From the entries below, copy exactly the lines from the one that contains "Recreate this image as a LaTeX" through the one that contains "(boxo) at (723,281)", both included, and only those.

**INPUT MATERIAL**
============================================================

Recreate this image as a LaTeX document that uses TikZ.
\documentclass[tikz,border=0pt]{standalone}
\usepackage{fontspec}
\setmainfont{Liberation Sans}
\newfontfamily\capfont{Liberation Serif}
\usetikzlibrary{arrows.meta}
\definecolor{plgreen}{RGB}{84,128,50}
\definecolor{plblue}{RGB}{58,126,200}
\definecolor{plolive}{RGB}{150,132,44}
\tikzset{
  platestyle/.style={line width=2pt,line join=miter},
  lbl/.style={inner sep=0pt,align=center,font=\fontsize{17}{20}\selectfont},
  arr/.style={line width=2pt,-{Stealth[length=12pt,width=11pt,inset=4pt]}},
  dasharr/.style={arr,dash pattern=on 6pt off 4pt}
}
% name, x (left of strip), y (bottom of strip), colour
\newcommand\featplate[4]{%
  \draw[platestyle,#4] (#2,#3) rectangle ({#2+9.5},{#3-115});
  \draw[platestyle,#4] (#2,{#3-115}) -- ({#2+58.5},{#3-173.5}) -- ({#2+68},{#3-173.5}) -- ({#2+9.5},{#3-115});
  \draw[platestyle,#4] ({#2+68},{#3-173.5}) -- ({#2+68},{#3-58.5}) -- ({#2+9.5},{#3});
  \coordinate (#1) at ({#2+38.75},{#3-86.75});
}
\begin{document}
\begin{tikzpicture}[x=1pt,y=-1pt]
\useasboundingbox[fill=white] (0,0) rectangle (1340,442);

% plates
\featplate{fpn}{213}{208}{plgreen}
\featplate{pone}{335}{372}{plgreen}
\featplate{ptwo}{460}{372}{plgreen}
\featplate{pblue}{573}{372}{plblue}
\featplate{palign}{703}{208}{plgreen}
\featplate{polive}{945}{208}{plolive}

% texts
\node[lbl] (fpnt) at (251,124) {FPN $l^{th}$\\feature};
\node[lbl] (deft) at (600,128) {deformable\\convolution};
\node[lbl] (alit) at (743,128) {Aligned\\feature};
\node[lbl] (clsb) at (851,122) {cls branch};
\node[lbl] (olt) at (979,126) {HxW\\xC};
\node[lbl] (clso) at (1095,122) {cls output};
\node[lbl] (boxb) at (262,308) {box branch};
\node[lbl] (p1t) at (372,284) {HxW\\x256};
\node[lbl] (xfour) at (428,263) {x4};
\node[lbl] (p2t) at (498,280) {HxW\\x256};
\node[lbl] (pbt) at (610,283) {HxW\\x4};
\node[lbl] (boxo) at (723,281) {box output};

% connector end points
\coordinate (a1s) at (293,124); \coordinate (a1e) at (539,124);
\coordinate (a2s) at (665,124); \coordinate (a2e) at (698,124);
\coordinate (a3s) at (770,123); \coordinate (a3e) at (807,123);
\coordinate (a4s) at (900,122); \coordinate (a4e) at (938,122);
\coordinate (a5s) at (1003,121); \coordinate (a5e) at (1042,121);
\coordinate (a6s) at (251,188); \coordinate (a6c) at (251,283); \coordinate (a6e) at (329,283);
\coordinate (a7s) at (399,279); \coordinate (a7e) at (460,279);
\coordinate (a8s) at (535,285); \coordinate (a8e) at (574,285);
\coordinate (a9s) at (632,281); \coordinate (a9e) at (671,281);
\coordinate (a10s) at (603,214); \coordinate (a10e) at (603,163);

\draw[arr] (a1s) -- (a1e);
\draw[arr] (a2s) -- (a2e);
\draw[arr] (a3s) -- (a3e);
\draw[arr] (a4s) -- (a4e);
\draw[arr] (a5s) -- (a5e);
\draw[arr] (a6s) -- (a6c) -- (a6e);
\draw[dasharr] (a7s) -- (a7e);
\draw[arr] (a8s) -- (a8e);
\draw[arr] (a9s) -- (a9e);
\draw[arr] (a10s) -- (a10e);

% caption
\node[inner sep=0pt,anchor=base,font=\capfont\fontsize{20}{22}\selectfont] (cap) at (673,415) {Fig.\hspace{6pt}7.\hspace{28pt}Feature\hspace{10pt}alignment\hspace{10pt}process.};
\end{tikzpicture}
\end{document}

============================================================

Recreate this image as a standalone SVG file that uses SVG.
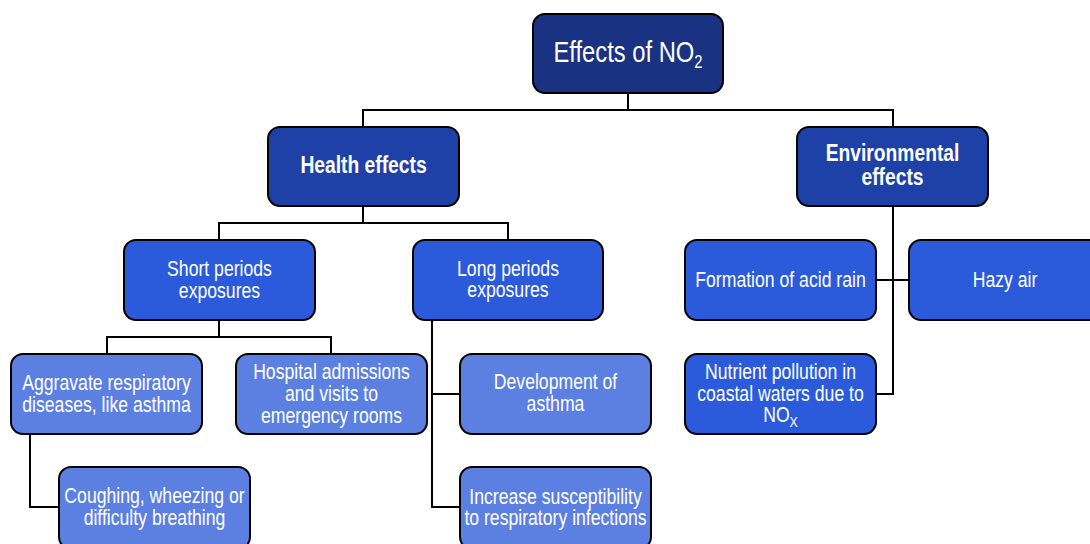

============================================================

**RESULT BELOW**
Recreate this image as a LaTeX document that uses TikZ.
\documentclass[tikz,border=0pt]{standalone}
\usepackage{fontspec}
\setmainfont{Liberation Sans}
\newfontfamily\capfont{Liberation Serif}
\usetikzlibrary{arrows.meta}
\definecolor{plgreen}{RGB}{84,128,50}
\definecolor{plblue}{RGB}{58,126,200}
\definecolor{plolive}{RGB}{150,132,44}
\tikzset{
  platestyle/.style={line width=2pt,line join=miter},
  lbl/.style={inner sep=0pt,align=center,font=\fontsize{17}{20}\selectfont},
  arr/.style={line width=2pt,-{Stealth[length=12pt,width=11pt,inset=4pt]}},
  dasharr/.style={arr,dash pattern=on 6pt off 4pt}
}
% name, x (left of strip), y (bottom of strip), colour
\newcommand\featplate[4]{%
  \draw[platestyle,#4] (#2,#3) rectangle ({#2+9.5},{#3-115});
  \draw[platestyle,#4] (#2,{#3-115}) -- ({#2+58.5},{#3-173.5}) -- ({#2+68},{#3-173.5}) -- ({#2+9.5},{#3-115});
  \draw[platestyle,#4] ({#2+68},{#3-173.5}) -- ({#2+68},{#3-58.5}) -- ({#2+9.5},{#3});
  \coordinate (#1) at ({#2+38.75},{#3-86.75});
}
\begin{document}
\begin{tikzpicture}[x=1pt,y=-1pt]
\useasboundingbox[fill=white] (0,0) rectangle (1340,442);

% plates
\featplate{fpn}{213}{208}{plgreen}
\featplate{pone}{335}{372}{plgreen}
\featplate{ptwo}{460}{372}{plgreen}
\featplate{pblue}{573}{372}{plblue}
\featplate{palign}{703}{208}{plgreen}
\featplate{polive}{945}{208}{plolive}

% texts
\node[lbl] (fpnt) at (251,124) {FPN $l^{th}$\\feature};
\node[lbl] (deft) at (600,128) {deformable\\convolution};
\node[lbl] (alit) at (743,128) {Aligned\\feature};
\node[lbl] (clsb) at (851,122) {cls branch};
\node[lbl] (olt) at (979,126) {HxW\\xC};
\node[lbl] (clso) at (1095,122) {cls output};
\node[lbl] (boxb) at (262,308) {box branch};
\node[lbl] (p1t) at (372,284) {HxW\\x256};
\node[lbl] (xfour) at (428,263) {x4};
\node[lbl] (p2t) at (498,280) {HxW\\x256};
\node[lbl] (pbt) at (610,283) {HxW\\x4};
\node[lbl] (boxo) at (723,281) {box output};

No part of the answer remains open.